Here, Plaintiff’s proposed SAC completely changes the nature of the claim by withdrawing the name of the perpetrator upon whose actions she asserted her original claim and inserting a completely new perpetrator.  The perpetrator in the proposed SAC is a completely different “instrumentality” from that alleged in both the original Complaint and the FAC.  This is not a mere change in legal theory or cause of action but a completely new set of facts.  A claim that Mark Henry Berndt molested Plaintiff is not the same as a claim that Gerald Shaia molested her.  Thus, the relation-back doctrine cannot apply. 

Although Plaintiff did not name Mark Henry Berndt as a defendant in her pleadings, her entire case rests upon his identity and alleged actions as the perpetrator of the alleged molestation.  (Diliberti v. Stage Call Corp. (1992) 4 Cal.App.4th 1468, 1470.)  The allegation that LAUSD was negligent in supervising Mark Henry Berndt is not the same as a claim that it was negligent in supervising an entirely different person, Gerald Chaia. 

 

With trial only two months away, Defendant’s prejudice from the filing of the proposed SAC is apparent.  For the past two years, LAUSD has been litigating a case about alleged molestation by one employee and Plaintiff seeks to change it to a case against another.  It is in a way no different from claiming that an alleged molestation in one school is the same as an alleged molestation in another school.  In no way would an investigation or discovery regarding a claim against Mark Henry Berndt be equivalent to an investigation against Gerald Shaia. 

 

Because the relation-back doctrine does not apply here, the new claim involving Gerald Shaia as perpetrator is barred by the statute of limitations, even though her previous claim against Mark Henry Berndt was revived by Assembly Bill 218, as the proposed SAC would not have been be filed on or before December 31, 2022.  (West Contra Costa Unified School Dist. V. Superior Court (2024) 103 Cal.App.5th 1243, 1254.) Where amendment would be futile, leave to amend should not be granted.  (Caliber Bodyworks, Inc. v. Superior Court (2005) 134 Cal.App.4th 365, 374.)

 

RULING

Accordingly, the Motion is DENIED. 

 

Moving party is ordered to give notice of this ruling.           
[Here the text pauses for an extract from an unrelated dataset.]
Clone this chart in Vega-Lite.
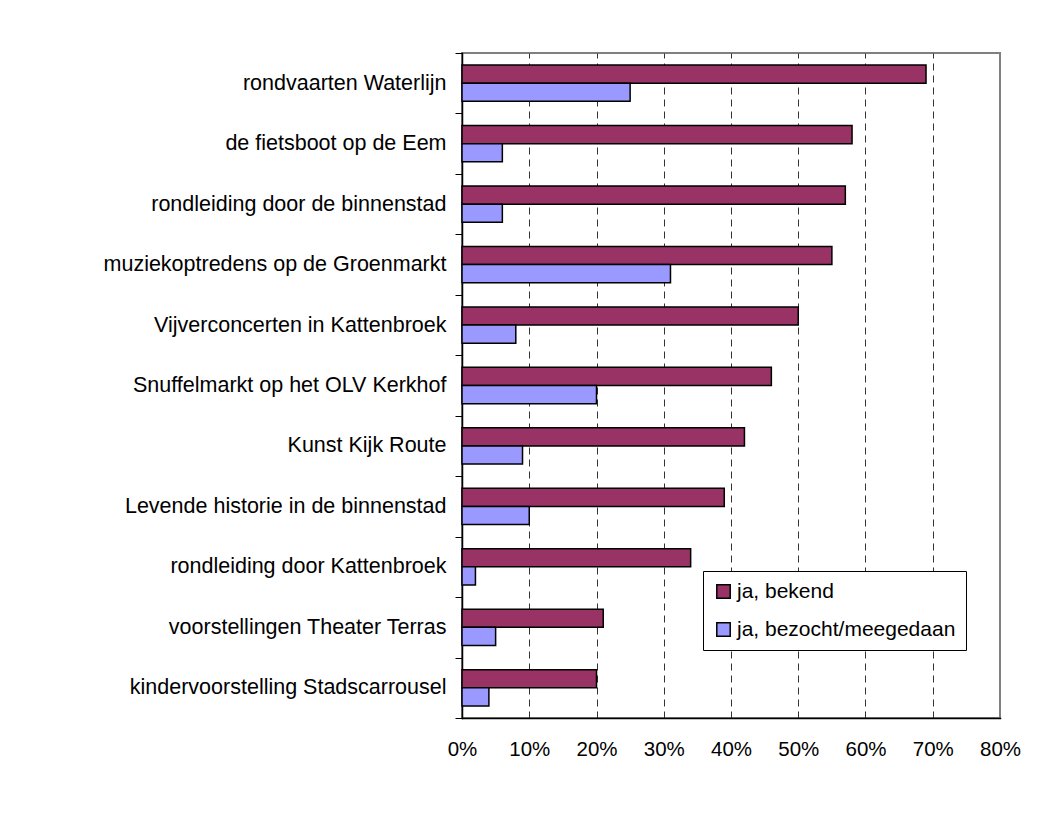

Parties who intend to submit on this tentative must send an email to the Court at SMC_DEPT56@lacourt.org as directed by the instructions provided on the court website at www.lacourt.org.  If the department does not receive an email and there are no appearances at the hearing, the motion will be placed off calendar.

 

Dated this 18th day of November 2024

 

 

 

 

Hon. Holly J. Fujie

Judge of the Superior Court

 



[1] The Majerus Declaration also identifies the originally-named perpetrator as “Mark Berndt” and not as “Mark Henry Brendt” as alleged in the Complaint and the FAC.